Figure scripts
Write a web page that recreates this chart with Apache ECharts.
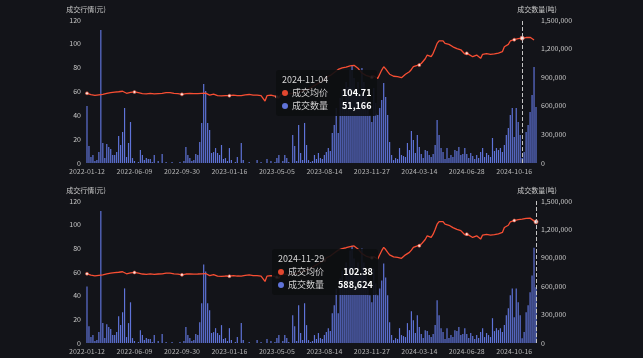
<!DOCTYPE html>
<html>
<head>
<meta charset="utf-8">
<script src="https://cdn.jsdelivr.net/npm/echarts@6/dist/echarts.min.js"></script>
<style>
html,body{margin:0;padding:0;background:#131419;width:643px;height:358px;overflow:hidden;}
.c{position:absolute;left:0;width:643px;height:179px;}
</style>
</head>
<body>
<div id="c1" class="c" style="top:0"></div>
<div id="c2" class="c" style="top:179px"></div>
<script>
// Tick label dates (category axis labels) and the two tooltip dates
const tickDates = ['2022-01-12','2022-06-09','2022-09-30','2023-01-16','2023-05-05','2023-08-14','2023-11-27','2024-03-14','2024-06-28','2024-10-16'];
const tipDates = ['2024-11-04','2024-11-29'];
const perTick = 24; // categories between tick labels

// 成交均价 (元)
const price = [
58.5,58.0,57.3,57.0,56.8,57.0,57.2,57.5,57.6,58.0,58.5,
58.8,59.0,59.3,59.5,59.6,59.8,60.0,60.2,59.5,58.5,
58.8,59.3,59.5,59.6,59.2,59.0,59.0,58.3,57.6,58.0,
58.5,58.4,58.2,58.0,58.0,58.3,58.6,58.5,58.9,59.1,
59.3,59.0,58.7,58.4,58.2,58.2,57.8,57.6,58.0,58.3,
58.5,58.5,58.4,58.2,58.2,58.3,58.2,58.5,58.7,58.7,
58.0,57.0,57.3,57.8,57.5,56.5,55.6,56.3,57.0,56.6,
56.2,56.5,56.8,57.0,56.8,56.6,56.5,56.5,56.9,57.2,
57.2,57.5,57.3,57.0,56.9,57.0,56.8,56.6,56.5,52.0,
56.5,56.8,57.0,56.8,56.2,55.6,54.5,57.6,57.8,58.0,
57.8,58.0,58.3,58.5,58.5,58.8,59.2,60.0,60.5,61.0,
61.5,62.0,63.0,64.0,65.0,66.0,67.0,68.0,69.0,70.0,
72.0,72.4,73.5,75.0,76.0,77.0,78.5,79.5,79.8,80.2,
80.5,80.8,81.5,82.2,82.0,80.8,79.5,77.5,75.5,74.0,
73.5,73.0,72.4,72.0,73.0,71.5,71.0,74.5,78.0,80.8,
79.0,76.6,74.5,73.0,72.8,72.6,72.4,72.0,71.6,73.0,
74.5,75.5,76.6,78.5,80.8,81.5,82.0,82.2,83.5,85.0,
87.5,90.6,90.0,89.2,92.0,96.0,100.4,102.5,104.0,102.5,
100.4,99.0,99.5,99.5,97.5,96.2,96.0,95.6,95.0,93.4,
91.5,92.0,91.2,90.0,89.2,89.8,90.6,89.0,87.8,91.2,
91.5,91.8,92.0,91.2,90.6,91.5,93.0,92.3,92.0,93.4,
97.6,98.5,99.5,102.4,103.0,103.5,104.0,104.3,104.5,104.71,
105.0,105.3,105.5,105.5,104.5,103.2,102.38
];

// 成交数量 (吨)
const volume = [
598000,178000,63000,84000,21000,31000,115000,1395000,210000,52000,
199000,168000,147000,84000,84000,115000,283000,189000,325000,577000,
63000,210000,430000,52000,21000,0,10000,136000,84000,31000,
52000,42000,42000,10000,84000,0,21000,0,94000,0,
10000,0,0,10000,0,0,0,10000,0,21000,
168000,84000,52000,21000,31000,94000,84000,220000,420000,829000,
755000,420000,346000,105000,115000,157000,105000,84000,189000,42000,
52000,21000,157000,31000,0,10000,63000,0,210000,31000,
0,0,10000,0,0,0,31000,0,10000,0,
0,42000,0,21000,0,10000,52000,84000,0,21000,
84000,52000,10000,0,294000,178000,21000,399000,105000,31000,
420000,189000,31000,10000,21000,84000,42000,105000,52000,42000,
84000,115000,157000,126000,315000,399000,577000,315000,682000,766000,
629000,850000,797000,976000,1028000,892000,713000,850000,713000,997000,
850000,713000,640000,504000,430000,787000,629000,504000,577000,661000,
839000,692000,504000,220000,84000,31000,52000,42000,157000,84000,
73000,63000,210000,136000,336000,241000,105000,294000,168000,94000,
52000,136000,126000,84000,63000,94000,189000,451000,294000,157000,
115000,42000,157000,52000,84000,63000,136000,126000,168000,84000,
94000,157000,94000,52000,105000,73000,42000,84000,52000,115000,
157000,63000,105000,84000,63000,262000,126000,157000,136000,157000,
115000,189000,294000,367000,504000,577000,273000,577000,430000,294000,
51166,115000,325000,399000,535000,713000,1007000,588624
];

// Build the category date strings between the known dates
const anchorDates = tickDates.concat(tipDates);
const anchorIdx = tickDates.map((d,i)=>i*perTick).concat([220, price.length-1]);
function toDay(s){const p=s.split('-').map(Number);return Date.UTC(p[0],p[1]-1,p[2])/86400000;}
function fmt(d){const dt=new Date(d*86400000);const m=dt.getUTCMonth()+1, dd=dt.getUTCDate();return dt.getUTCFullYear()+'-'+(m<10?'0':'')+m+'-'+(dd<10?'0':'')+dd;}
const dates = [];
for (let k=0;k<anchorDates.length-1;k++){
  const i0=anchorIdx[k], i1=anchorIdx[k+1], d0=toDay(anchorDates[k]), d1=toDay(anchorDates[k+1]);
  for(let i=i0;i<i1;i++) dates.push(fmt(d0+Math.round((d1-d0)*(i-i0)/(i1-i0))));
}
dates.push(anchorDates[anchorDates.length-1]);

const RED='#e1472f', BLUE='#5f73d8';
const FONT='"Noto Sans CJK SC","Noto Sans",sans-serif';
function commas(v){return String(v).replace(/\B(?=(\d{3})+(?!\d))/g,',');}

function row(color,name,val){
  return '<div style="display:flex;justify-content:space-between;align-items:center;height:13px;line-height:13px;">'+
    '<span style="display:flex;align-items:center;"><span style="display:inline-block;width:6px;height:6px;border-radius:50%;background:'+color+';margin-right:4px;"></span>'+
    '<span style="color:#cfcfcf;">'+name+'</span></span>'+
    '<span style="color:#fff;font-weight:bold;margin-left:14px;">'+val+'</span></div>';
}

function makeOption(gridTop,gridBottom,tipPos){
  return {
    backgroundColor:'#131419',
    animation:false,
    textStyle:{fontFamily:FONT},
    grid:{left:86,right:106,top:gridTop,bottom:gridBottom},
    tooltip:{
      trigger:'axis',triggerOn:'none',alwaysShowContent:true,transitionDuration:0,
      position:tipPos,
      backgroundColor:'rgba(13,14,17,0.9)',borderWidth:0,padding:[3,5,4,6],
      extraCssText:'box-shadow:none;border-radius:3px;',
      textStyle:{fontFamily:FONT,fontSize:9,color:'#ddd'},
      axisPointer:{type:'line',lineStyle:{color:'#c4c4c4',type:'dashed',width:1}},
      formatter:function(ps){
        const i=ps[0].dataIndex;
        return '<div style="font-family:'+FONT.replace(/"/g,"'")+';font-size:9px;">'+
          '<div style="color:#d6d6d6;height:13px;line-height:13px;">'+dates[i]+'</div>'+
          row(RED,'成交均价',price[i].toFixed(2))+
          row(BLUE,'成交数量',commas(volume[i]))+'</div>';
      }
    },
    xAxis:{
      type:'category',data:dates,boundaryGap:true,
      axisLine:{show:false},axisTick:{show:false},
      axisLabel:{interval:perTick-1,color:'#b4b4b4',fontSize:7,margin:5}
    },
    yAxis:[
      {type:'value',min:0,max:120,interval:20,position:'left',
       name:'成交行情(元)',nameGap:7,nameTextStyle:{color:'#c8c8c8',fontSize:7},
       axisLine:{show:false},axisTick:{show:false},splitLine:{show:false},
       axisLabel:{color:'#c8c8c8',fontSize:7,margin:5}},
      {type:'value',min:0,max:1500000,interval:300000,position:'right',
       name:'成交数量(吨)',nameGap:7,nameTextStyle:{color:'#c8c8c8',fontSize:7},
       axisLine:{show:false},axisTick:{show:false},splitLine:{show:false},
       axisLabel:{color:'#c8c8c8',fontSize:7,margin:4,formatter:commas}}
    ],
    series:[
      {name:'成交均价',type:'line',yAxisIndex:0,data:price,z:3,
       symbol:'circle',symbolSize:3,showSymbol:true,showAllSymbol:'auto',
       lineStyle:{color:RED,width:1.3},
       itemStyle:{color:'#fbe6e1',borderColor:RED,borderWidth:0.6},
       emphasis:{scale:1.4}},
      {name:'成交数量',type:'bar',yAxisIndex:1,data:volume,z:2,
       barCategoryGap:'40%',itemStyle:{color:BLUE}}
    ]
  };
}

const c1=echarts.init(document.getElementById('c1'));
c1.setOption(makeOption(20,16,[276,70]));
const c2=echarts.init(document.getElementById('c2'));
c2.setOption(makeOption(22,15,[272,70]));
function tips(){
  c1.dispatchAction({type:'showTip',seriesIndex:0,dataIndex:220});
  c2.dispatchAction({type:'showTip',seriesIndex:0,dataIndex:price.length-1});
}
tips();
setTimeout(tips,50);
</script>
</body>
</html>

--

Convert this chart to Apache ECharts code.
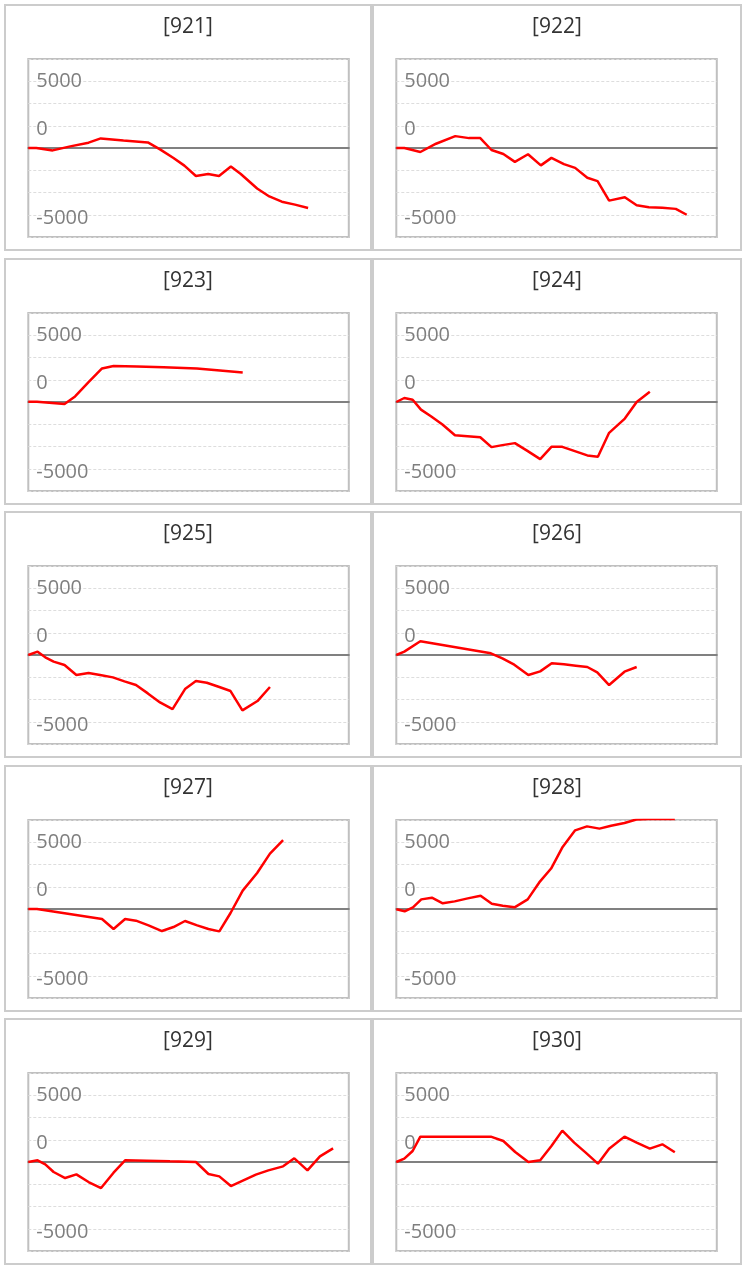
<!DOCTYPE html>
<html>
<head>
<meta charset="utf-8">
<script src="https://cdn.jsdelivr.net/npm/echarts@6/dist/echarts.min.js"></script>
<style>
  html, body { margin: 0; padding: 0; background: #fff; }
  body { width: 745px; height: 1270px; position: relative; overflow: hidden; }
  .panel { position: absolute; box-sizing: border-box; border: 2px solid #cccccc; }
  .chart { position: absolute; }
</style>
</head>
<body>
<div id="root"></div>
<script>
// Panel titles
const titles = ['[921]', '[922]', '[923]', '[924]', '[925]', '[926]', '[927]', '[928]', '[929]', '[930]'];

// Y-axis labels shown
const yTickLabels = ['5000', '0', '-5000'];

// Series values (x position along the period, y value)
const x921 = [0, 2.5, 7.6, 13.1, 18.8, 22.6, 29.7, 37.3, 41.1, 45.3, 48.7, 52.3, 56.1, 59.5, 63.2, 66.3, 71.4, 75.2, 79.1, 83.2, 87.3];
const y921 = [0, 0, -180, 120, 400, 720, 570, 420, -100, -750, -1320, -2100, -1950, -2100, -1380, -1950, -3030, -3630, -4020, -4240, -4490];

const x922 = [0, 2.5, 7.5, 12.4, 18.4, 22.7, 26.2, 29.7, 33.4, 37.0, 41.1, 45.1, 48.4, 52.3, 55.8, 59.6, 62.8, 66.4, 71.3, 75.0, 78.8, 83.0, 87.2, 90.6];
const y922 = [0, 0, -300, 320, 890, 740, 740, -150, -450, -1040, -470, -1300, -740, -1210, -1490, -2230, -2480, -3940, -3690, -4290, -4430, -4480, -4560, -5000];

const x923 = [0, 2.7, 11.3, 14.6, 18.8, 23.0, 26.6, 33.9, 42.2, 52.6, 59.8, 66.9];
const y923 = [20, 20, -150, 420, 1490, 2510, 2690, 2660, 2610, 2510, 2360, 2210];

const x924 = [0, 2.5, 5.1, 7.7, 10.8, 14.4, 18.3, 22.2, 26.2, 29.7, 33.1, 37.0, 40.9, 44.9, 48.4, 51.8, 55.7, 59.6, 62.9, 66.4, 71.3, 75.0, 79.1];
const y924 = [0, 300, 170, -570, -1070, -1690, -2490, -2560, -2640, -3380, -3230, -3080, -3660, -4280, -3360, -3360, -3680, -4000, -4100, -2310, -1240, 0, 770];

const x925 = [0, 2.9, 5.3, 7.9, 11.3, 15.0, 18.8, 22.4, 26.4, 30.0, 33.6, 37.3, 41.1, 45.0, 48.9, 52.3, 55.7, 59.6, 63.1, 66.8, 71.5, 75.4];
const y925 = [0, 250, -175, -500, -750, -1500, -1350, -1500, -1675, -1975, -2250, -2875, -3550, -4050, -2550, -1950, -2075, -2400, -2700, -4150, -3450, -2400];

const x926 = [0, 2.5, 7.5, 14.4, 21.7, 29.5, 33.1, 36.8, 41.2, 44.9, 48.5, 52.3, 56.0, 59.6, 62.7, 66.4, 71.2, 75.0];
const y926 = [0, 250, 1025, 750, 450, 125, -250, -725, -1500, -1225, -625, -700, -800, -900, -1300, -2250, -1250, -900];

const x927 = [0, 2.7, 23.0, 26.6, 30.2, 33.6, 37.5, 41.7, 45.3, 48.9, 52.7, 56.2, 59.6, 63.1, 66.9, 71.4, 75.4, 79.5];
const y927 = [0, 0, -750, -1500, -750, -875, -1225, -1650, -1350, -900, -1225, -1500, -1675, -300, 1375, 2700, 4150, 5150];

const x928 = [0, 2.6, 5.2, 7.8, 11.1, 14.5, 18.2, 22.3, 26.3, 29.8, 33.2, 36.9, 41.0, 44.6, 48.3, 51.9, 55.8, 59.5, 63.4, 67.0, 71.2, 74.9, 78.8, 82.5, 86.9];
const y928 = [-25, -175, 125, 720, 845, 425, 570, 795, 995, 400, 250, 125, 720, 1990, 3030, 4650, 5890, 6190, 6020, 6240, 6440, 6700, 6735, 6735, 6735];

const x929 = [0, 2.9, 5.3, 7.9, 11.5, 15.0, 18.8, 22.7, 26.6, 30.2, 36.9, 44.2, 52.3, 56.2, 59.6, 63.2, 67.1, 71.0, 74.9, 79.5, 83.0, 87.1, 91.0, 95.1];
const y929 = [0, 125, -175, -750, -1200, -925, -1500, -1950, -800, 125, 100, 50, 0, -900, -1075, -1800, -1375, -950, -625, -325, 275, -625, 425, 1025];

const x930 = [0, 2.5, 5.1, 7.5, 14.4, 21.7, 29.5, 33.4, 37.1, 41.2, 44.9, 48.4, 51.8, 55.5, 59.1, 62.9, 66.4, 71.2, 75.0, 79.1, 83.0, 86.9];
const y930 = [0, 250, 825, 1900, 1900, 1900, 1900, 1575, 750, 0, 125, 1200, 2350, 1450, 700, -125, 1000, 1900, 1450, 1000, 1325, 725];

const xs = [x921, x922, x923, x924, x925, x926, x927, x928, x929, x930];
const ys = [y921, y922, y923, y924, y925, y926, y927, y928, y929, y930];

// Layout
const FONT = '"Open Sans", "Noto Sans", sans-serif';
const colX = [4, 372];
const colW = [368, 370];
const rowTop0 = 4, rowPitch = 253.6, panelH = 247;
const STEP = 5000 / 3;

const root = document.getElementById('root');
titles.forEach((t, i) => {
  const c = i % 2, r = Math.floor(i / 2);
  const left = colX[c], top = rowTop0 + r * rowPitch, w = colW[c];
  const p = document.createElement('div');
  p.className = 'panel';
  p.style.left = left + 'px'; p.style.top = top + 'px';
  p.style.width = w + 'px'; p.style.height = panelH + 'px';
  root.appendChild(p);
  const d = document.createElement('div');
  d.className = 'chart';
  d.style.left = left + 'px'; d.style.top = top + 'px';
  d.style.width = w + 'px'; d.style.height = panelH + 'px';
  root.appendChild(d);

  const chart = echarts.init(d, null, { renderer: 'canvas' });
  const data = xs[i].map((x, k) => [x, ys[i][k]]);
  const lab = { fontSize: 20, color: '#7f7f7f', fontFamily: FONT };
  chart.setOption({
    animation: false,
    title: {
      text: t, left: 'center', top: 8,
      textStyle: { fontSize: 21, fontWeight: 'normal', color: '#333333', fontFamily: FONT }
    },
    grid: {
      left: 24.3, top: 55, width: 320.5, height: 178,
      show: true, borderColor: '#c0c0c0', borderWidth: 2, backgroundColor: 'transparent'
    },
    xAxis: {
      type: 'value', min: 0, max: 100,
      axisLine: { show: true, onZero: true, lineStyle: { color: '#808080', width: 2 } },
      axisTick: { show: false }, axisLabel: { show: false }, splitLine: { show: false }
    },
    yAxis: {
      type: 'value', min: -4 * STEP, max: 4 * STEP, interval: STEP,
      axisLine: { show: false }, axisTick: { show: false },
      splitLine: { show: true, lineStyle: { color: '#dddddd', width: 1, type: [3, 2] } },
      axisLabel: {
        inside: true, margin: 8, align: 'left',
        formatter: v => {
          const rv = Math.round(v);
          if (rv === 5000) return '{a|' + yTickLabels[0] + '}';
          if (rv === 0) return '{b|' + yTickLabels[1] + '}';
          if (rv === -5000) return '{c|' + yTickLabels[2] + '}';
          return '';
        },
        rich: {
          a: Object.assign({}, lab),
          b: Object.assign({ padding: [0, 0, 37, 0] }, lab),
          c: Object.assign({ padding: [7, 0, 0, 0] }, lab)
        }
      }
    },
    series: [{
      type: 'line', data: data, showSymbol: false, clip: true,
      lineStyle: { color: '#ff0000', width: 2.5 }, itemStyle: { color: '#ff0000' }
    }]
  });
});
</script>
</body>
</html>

Stated problem →
Scan the entries above. Copy each line that has the string "Apache".

Task output →
Write a web page that recreates this chart with Apache ECharts.
Convert this chart to Apache ECharts code.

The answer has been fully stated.